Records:
##########

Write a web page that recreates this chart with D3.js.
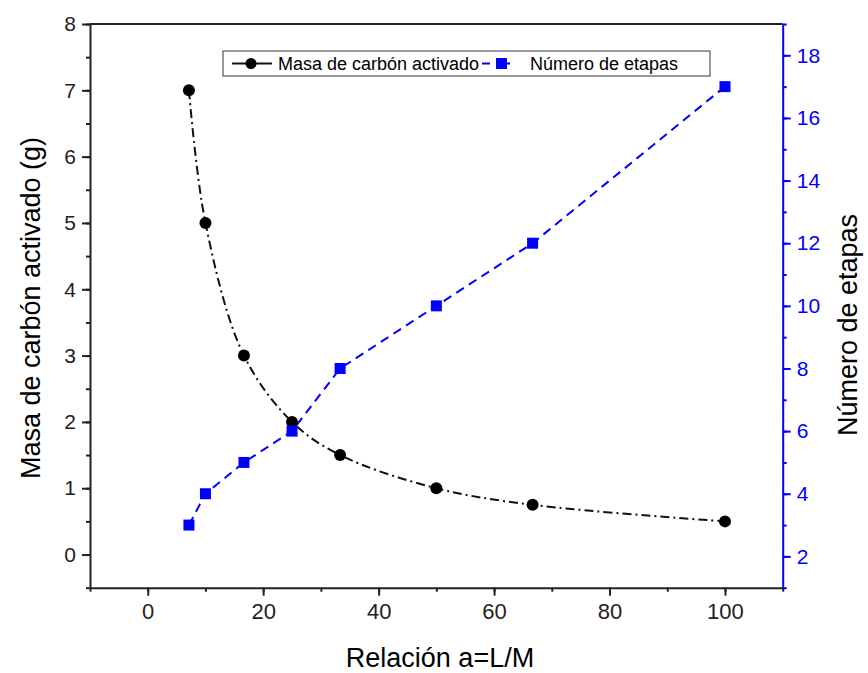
<!DOCTYPE html>
<html>
<head>
<meta charset="utf-8">
<script src="https://cdn.jsdelivr.net/npm/d3@7"></script>
<style>
  body { margin: 0; background: #fff; }
  svg { font-family: "Liberation Sans", Arial, sans-serif; }
</style>
</head>
<body>
<svg width="868" height="673"></svg>
<script>
const relacion = [7.14, 10, 16.67, 25, 33.33, 50, 66.67, 100];
const masa = [7, 5, 3, 2, 1.5, 1, 0.75, 0.5];
const etapas = [3, 4, 5, 6, 8, 10, 12, 17];
const xTicks = [0, 20, 40, 60, 80, 100];
const yLeftTicks = [0, 1, 2, 3, 4, 5, 6, 7, 8];
const yRightTicks = [2, 4, 6, 8, 10, 12, 14, 16, 18];

const svg = d3.select("svg");
const margin = { top: 24, left: 90 };
const innerWidth = 782.7 - margin.left;
const innerHeight = 587.7 - margin.top;
const blue = "#0000ff";
const ink = "#222";

const x = d3.scaleLinear().domain([-10, 110]).range([0, innerWidth]);
const yL = d3.scaleLinear().domain([-0.5, 8]).range([innerHeight, 0]);
const yR = d3.scaleLinear().domain([1, 19]).range([innerHeight, 0]);

const g = svg.append("g").attr("transform", `translate(${margin.left},${margin.top})`);

// top frame line
g.append("line").attr("x1", 0).attr("x2", innerWidth).attr("y1", 0).attr("y2", 0)
  .attr("stroke", ink).attr("stroke-width", 2);

const styleAxis = (sel, color) => {
  sel.select(".domain").attr("stroke", color).attr("stroke-width", 2);
  sel.selectAll(".tick line").attr("stroke", color).attr("stroke-width", 2);
  sel.selectAll(".tick text").attr("fill", color);
};
const minor = (sel, color) => {
  sel.select(".domain").remove();
  sel.selectAll("text").remove();
  sel.selectAll("line").attr("stroke", color).attr("stroke-width", 2);
};

// minor ticks
g.append("g").attr("transform", `translate(0,${innerHeight})`)
  .call(d3.axisBottom(x).tickValues(d3.range(-10, 111, 10)).tickSize(4))
  .call(s => minor(s, ink));
g.append("g")
  .call(d3.axisLeft(yL).tickValues(d3.range(-0.5, 8.01, 0.5)).tickSize(4))
  .call(s => minor(s, ink));
g.append("g").attr("transform", `translate(${innerWidth},0)`)
  .call(d3.axisRight(yR).tickValues(d3.range(1, 19.01, 1)).tickSize(4))
  .call(s => minor(s, blue));

// major axes
g.append("g").attr("transform", `translate(0,${innerHeight})`)
  .call(d3.axisBottom(x).tickValues(xTicks).tickSize(8).tickSizeOuter(0).tickPadding(8))
  .call(s => styleAxis(s, ink))
  .selectAll("text").style("font-size", "22px");

g.append("g")
  .call(d3.axisLeft(yL).tickValues(yLeftTicks).tickSize(8).tickSizeOuter(0).tickPadding(6))
  .call(s => styleAxis(s, ink))
  .selectAll("text").style("font-size", "21px");

g.append("g").attr("transform", `translate(${innerWidth},0)`)
  .call(d3.axisRight(yR).tickValues(yRightTicks).tickSize(8).tickSizeOuter(0).tickPadding(6))
  .call(s => styleAxis(s, blue))
  .selectAll("text").style("font-size", "21px");

// lines
const pts1 = relacion.map((d, i) => [x(d), yL(masa[i])]);
const pts2 = relacion.map((d, i) => [x(d), yR(etapas[i])]);

g.append("path").attr("d", d3.line().curve(d3.curveCatmullRom)(pts1))
  .attr("fill", "none").attr("stroke", "#111").attr("stroke-width", 2)
  .attr("stroke-dasharray", "9,4,2,4");
g.append("path").attr("d", d3.line()(pts2))
  .attr("fill", "none").attr("stroke", blue).attr("stroke-width", 2)
  .attr("stroke-dasharray", "9,6");

g.selectAll(".dot").data(pts1).enter().append("circle")
  .attr("cx", d => d[0]).attr("cy", d => d[1]).attr("r", 6).attr("fill", "#000");
g.selectAll(".sq").data(pts2).enter().append("rect")
  .attr("x", d => d[0] - 5.5).attr("y", d => d[1] - 5.5)
  .attr("width", 11).attr("height", 11).attr("fill", blue);

// legend
const lg = svg.append("g");
lg.append("rect").attr("x", 223).attr("y", 51).attr("width", 487).attr("height", 25)
  .attr("fill", "#fff").attr("stroke", "#333").attr("stroke-width", 1);
lg.append("line").attr("x1", 232).attr("x2", 272).attr("y1", 63.5).attr("y2", 63.5)
  .attr("stroke", "#111").attr("stroke-width", 2);
lg.append("circle").attr("cx", 251).attr("cy", 63.5).attr("r", 5.5).attr("fill", "#000");
lg.append("text").attr("x", 278).attr("y", 70).style("font-size", "18px").text("Masa de carbón activado");
lg.append("line").attr("x1", 482).attr("x2", 518).attr("y1", 63.5).attr("y2", 63.5)
  .attr("stroke", blue).attr("stroke-width", 2).attr("stroke-dasharray", "8,12");
lg.append("rect").attr("x", 496).attr("y", 58).attr("width", 11).attr("height", 11).attr("fill", blue);
lg.append("text").attr("x", 530).attr("y", 70).style("font-size", "18px").text("Número de etapas");

// axis titles
svg.append("text").attr("x", 440).attr("y", 667).attr("text-anchor", "middle")
  .style("font-size", "27px").text("Relación a=L/M");
svg.append("text").attr("transform", "translate(40,308) rotate(-90)")
  .attr("text-anchor", "middle").style("font-size", "27px").text("Masa de carbón activado (g)");
svg.append("text").attr("transform", "translate(857,325) rotate(-90)")
  .attr("text-anchor", "middle").style("font-size", "27px").text("Número de etapas");
</script>
</body>
</html>
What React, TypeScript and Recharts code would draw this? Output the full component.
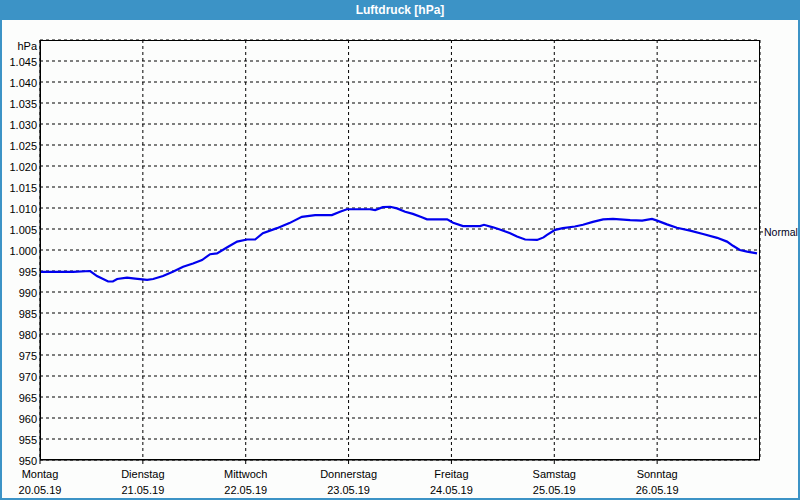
import { CartesianGrid, Line, LineChart, ReferenceLine, XAxis, YAxis } from 'recharts';

const FRAME_BLUE = '#3c93c6';
const LINE_BLUE = '#0000ee';
const FONT = '"Liberation Sans", Arial, sans-serif';

// hours since Monday 00:00
const HOURS = [
  0, 7.7, 11.7, 13.3, 15.9, 17.0, 18.0, 20.3, 22.2, 25.0, 26.4, 28.7, 31.0, 33.4, 35.7, 37.8,
  39.7, 41.3, 43.6, 46.0, 48.3, 50.2, 52.0, 55.3, 58.2, 61.1, 64.2, 68.1, 70.0, 71.6, 77.0,
  78.2, 80.0, 81.7, 83.3, 85.2, 87.0, 89.1, 90.3, 95.0, 96.4, 98.7, 102.7, 103.6, 105.7, 107.3,
  109.7, 111.3, 113.2, 116.0, 117.5, 118.3, 120.2, 122.0, 124.8, 126.7, 129.0, 131.4, 133.7,
  137.7, 140.5, 142.8, 144.0, 146.3, 148.6, 151.7, 154.7, 158.0, 160.3, 161.7, 163.3, 165.0,
  167.3,
];

const PRESSURE = [
  994.8, 994.8, 995.0, 993.8, 992.5, 992.5, 993.1, 993.4, 993.2, 992.9, 993.1, 993.8, 994.8,
  996.0, 996.8, 997.6, 999.0, 999.2, 1000.6, 1002.0, 1002.5, 1002.5, 1004.0, 1005.2, 1006.4,
  1007.9, 1008.3, 1008.3, 1009.1, 1009.7, 1009.7, 1009.5, 1010.2, 1010.3, 1009.9, 1009.1,
  1008.6, 1007.8, 1007.3, 1007.3, 1006.5, 1005.7, 1005.7, 1006.0, 1005.4, 1004.9, 1004.0,
  1003.2, 1002.5, 1002.4, 1003.0, 1003.6, 1004.8, 1005.2, 1005.6, 1006.0, 1006.7, 1007.3,
  1007.4, 1007.1, 1007.0, 1007.4, 1007.0, 1006.1, 1005.3, 1004.6, 1003.8, 1002.9, 1002.0,
  1001.0, 1000.0, 999.6, 999.2,
];

const DAY_NAMES = ['Montag', 'Dienstag', 'Mittwoch', 'Donnerstag', 'Freitag', 'Samstag', 'Sonntag'];
const DAY_DATES = ['20.05.19', '21.05.19', '22.05.19', '23.05.19', '24.05.19', '25.05.19', '26.05.19'];
const X_TICKS = [0, 24, 48, 72, 96, 120, 144];

const Y_TICKS = [
  950, 955, 960, 965, 970, 975, 980, 985, 990, 995, 1000, 1005, 1010, 1015, 1020, 1025, 1030,
  1035, 1040, 1045, 1050,
];
const NORMAL_VALUE = 1004.3;

const data = HOURS.map((h, i) => ({ h, p: PRESSURE[i] }));

function formatPressure(v: number): string {
  if (v === 1050) return 'hPa';
  if (v >= 1000) return `1.${String(v - 1000).padStart(3, '0')}`;
  return String(v);
}

interface TickProps {
  x?: number;
  y?: number;
  payload?: { value: number };
}

function DayTick({ x = 0, y = 0, payload }: TickProps) {
  const i = Math.round((payload?.value ?? 0) / 24);
  return (
    <g fontFamily={FONT} fontSize={11} fill="#000">
      <text x={x} y={y + 12} textAnchor="middle">
        {DAY_NAMES[i]}
      </text>
      <text x={x} y={y + 28} textAnchor="middle">
        {DAY_DATES[i]}
      </text>
    </g>
  );
}

function PressureTick({ x = 0, y = 0, payload }: TickProps) {
  const v = payload?.value ?? 0;
  return (
    <text
      x={x}
      y={y + (v === 1050 ? 10 : 5)}
      textAnchor="end"
      fontFamily={FONT}
      fontSize={11}
      fill="#000"
    >
      {formatPressure(v)}
    </text>
  );
}

export default function App() {
  return (
    <div
      style={{
        position: 'absolute',
        left: 0,
        top: 0,
        width: 800,
        height: 500,
        background: FRAME_BLUE,
      }}
    >
      <div
        style={{
          position: 'absolute',
          left: 0,
          top: 0,
          width: 800,
          height: 20,
          lineHeight: '20px',
          textAlign: 'center',
          color: '#fff',
          fontFamily: FONT,
          fontWeight: 'bold',
          fontSize: 12,
        }}
      >
        Luftdruck [hPa]
      </div>
      <div
        style={{
          position: 'absolute',
          left: 2,
          top: 20,
          width: 796,
          height: 478,
          background: '#fcfdfc',
        }}
      />
      <div style={{ position: 'absolute', left: 0, top: 0 }}>
        <LineChart
          width={800}
          height={500}
          data={data}
          margin={{ top: 40, right: 40, bottom: 0, left: 0 }}
        >
          <CartesianGrid stroke="#000" strokeDasharray="3 3" />
          <XAxis
            dataKey="h"
            type="number"
            domain={[0, 168]}
            ticks={X_TICKS}
            height={40}
            interval={0}
            axisLine={{ stroke: '#000' }}
            tickLine={{ stroke: '#000' }}
            tickSize={4}
            tickMargin={2}
            tick={<DayTick />}
          />
          <YAxis
            type="number"
            domain={[950, 1050]}
            ticks={Y_TICKS}
            interval={0}
            width={40}
            axisLine={{ stroke: '#000' }}
            tickLine={false}
            tickSize={0}
            tickMargin={3}
            tick={<PressureTick />}
          />
          <ReferenceLine
            segment={[
              { x: 168, y: NORMAL_VALUE },
              { x: 168.7, y: NORMAL_VALUE },
            ]}
            ifOverflow="visible"
            stroke="#000"
            label={{
              value: 'Normal',
              position: 'right',
              offset: 1,
              fill: '#000020',
              fontSize: 10.5,
              fontFamily: FONT,
            }}
          />
          <Line
            type="linear"
            dataKey="p"
            stroke={LINE_BLUE}
            strokeWidth={2.2}
            dot={false}
            activeDot={false}
            isAnimationActive={false}
          />
        </LineChart>
      </div>
      <div
        style={{
          position: 'absolute',
          left: 40,
          top: 40,
          width: 720,
          height: 420,
          border: '1px solid #000',
          boxSizing: 'border-box',
          pointerEvents: 'none',
        }}
      />
    </div>
  );
}
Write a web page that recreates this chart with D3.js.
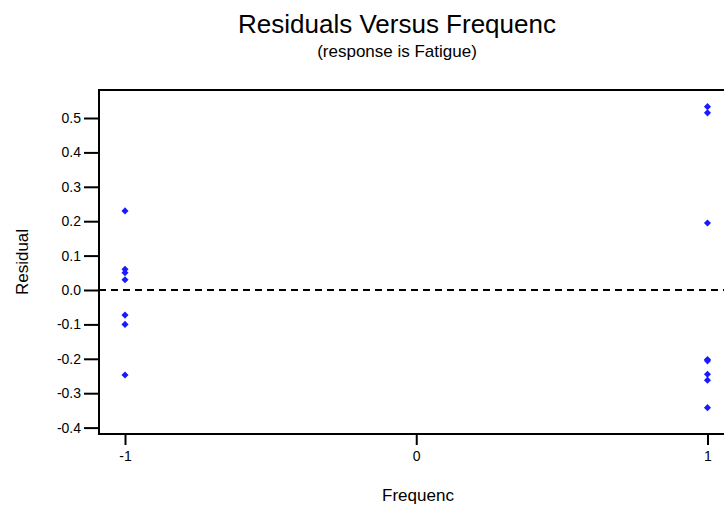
<!DOCTYPE html>
<html lang="en">
<head>
    <meta charset="UTF-8">
    <title>Residuals Versus Frequenc</title>
    <script src="https://cdn.jsdelivr.net/npm/d3@7/dist/d3.min.js"></script>
    <style>
        body{margin: 0; background: #fff}
        svg text{font-family: "Liberation Sans", Arial, sans-serif; fill: #000}
        svg .dot{fill: #1a1aff}
    </style>
</head>
<body>
    <svg></svg>
    <script>
        // residuals at each level of Frequenc
        var lowResiduals = [0.23, 0.06, 0.05, 0.03, -0.073, -0.10, -0.247]
        var highResiduals = [0.533, 0.515, 0.195, -0.202, -0.206, -0.245, -0.262, -0.342]
        var levels = [-1, 1]
        var xTicks = [-1, 0, 1]
        var yTicks = [-0.4, -0.3, -0.2, -0.1, 0, 0.1, 0.2, 0.3, 0.4, 0.5]

        var data = []
        lowResiduals.forEach(v => data.push([levels[0], v]))
        highResiduals.forEach(v => data.push([levels[1], v]))

        var width = 724, height = 510
        var plot = {left: 99, top: 90, right: 724, bottom: 434}

        var svg = d3.select('svg')
            .attr('width', width)
            .attr('height', height)

        // scales
        var xScale = d3.scaleLinear()
            .domain([-1.0893, 1.0567])
            .range([plot.left, plot.right])
        var yScale = d3.scaleLinear()
            .domain([-0.4186, 0.5814])
            .range([plot.bottom, plot.top])

        // axes (plain hyphen for the minus sign)
        var yAxis = d3.axisLeft(yScale)
            .tickValues(yTicks)
            .tickFormat(d => d.toFixed(1))
            .tickSize(15)
            .tickPadding(3)
        var xAxis = d3.axisBottom(xScale)
            .tickValues(xTicks)
            .tickFormat(d => String(d))
            .tickSize(11)
            .tickPadding(6)

        var gy = svg.append('g')
            .attr('transform', `translate(${plot.left}, 0)`)
            .call(yAxis)
        var gx = svg.append('g')
            .attr('transform', `translate(0, ${plot.bottom})`)
            .call(xAxis)

        ;[gx, gy].forEach(g => {
            g.select('.domain').remove()
            g.selectAll('line').attr('stroke', '#000').attr('stroke-width', 2)
            g.selectAll('text').style('font-size', '14px')
                .style('font-family', '"Liberation Sans", Arial, sans-serif')
        })

        // frame: left, top and bottom lines
        svg.append('path')
            .attr('d', `M${plot.right},${plot.top}H${plot.left}V${plot.bottom}H${plot.right}`)
            .attr('fill', 'none')
            .attr('stroke', '#000')
            .attr('stroke-width', 2)

        // reference line at zero
        svg.append('line')
            .attr('x1', plot.left)
            .attr('x2', plot.right)
            .attr('y1', yScale(0))
            .attr('y2', yScale(0))
            .attr('stroke', '#000')
            .attr('stroke-width', 2)
            .attr('stroke-dasharray', '7,5')

        // points
        svg.selectAll('.dot')
            .data(data)
            .enter()
            .append('path')
            .attr('class', 'dot')
            .attr('d', d3.symbol(d3.symbolDiamond2, 32))
            .attr('transform', d => `translate(${xScale(d[0])}, ${yScale(d[1])})`)

        // titles
        svg.append('text')
            .attr('x', 397)
            .attr('y', 33)
            .attr('text-anchor', 'middle')
            .style('font-size', '26px')
            .text('Residuals Versus Frequenc')
        svg.append('text')
            .attr('x', 397)
            .attr('y', 57)
            .attr('text-anchor', 'middle')
            .style('font-size', '17px')
            .text('(response is Fatigue)')
        svg.append('text')
            .attr('x', 418)
            .attr('y', 501)
            .attr('text-anchor', 'middle')
            .style('font-size', '17px')
            .text('Frequenc')
        svg.append('text')
            .attr('transform', 'translate(28, 262) rotate(-90)')
            .attr('text-anchor', 'middle')
            .style('font-size', '17px')
            .text('Residual')
    </script>
</body>
</html>
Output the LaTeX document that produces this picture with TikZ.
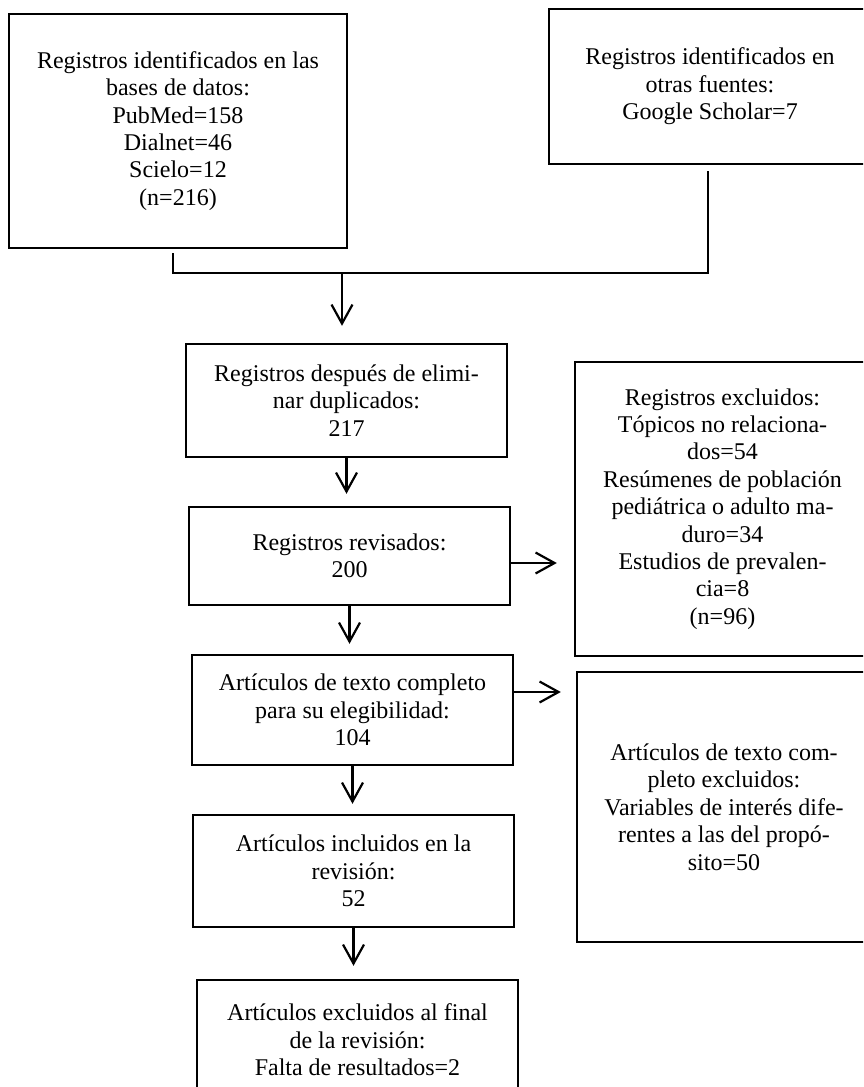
\documentclass[tikz,border=0pt]{standalone}
\usepackage{fontspec}
\setmainfont{Liberation Serif}
\usetikzlibrary{arrows.meta}
\begin{document}
\begin{tikzpicture}[x=0.5pt,y=-0.5pt,
  box/.style={draw=black, line width=1.2pt, inner sep=0pt, align=center,
    font=\fontsize{12}{13.7}\selectfont},
  conn/.style={line width=1.1pt},
  arr/.style={line width=1.1pt, -{Straight Barb[length=9.5pt,width=10.5pt,line width=1.1pt]}}]
\useasboundingbox (0,0) rectangle (863,1087);
\clip (0,0) rectangle (863,1087);
\fill[white] (0,0) rectangle (863,1087);

\node[box, minimum width=169pt, minimum height=117pt] (b1) at (178,131)
  {Registros identificados en las\\bases de datos:\\PubMed=158\\Dialnet=46\\Scielo=12\\(n=216)};
\node[box, minimum width=161pt, minimum height=77.5pt] (b2) at (710,86.5)
  {Registros identificados en\\otras fuentes:\\Google Scholar=7};
\node[box, minimum width=160.5pt, minimum height=56.5pt] (b3) at (346.5,400.5)
  {Registros después de elimi-\\nar duplicados:\\217};
\node[box, minimum width=160.5pt, minimum height=49pt] (b4) at (349.5,556)
  {Registros revisados:\\200};
\node[box, minimum width=160.5pt, minimum height=55pt] (b5) at (352.5,710)
  {Artículos de texto completo\\para su elegibilidad:\\104};
\node[box, minimum width=160.5pt, minimum height=56pt] (b6) at (353.5,871)
  {Artículos incluidos en la\\revisión:\\52};
\node[box, minimum width=160.5pt, minimum height=60pt] (b7) at (357.5,1040)
  {Artículos excluidos al final\\de la revisión:\\Falta de resultados=2};
\node[box, minimum width=147.5pt, minimum height=147pt] (b8) at (722.5,509)
  {Registros excluidos:\\Tópicos no relaciona-\\dos=54\\Resúmenes de población\\pediátrica o adulto ma-\\duro=34\\Estudios de prevalen-\\cia=8\\(n=96)};
\node[box, minimum width=147pt, minimum height=135pt] (b9) at (724,807)
  {Artículos de texto com-\\pleto excluidos:\\Variables de interés dife-\\rentes a las del propó-\\sito=50};

\coordinate (j1) at (173,273);
\coordinate (j2) at (708,273);
\coordinate (jm) at (342,273);

\draw[conn, shorten <=2pt, shorten >=3pt] (b1.south -| j1) -- (j1) -- (j2) -- (b2.south -| j2);
\draw[arr, shorten >=8.5pt] (jm) -- (jm |- b3.north);
\draw[arr, shorten >=6pt] (b3.south) -- (b3.south |- b4.north);
\draw[arr, shorten >=5pt] (b4.south) -- (b4.south |- b5.north);
\draw[arr, shorten >=5pt] (b5.south) -- (b5.south |- b6.north);
\draw[arr, shorten >=6.5pt] (b6.south) -- (b6.south |- b7.north);
\draw[arr, shorten >=8.5pt] ([yshift=-3.5pt]b4.east) -- ([yshift=-3.5pt]b4.east -| b8.west);
\draw[arr, shorten >=7.5pt] ([yshift=9pt]b5.east) -- ([yshift=9pt]b5.east -| b9.west);
\end{tikzpicture}
\end{document}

##########

Exercise prompt: Both the first line of the records above and the line containing "14, 16, 18];" belong in the copy; please return them and every line between, exactly, minus the pictures.

Complete answer:
Write a web page that recreates this chart with D3.js.
<!DOCTYPE html>
<html>
<head>
<meta charset="utf-8">
<script src="https://cdn.jsdelivr.net/npm/d3@7"></script>
<style>
  body { margin: 0; background: #fff; }
  svg { font-family: "Liberation Sans", Arial, sans-serif; }
</style>
</head>
<body>
<svg width="868" height="673"></svg>
<script>
const relacion = [7.14, 10, 16.67, 25, 33.33, 50, 66.67, 100];
const masa = [7, 5, 3, 2, 1.5, 1, 0.75, 0.5];
const etapas = [3, 4, 5, 6, 8, 10, 12, 17];
const xTicks = [0, 20, 40, 60, 80, 100];
const yLeftTicks = [0, 1, 2, 3, 4, 5, 6, 7, 8];
const yRightTicks = [2, 4, 6, 8, 10, 12, 14, 16, 18];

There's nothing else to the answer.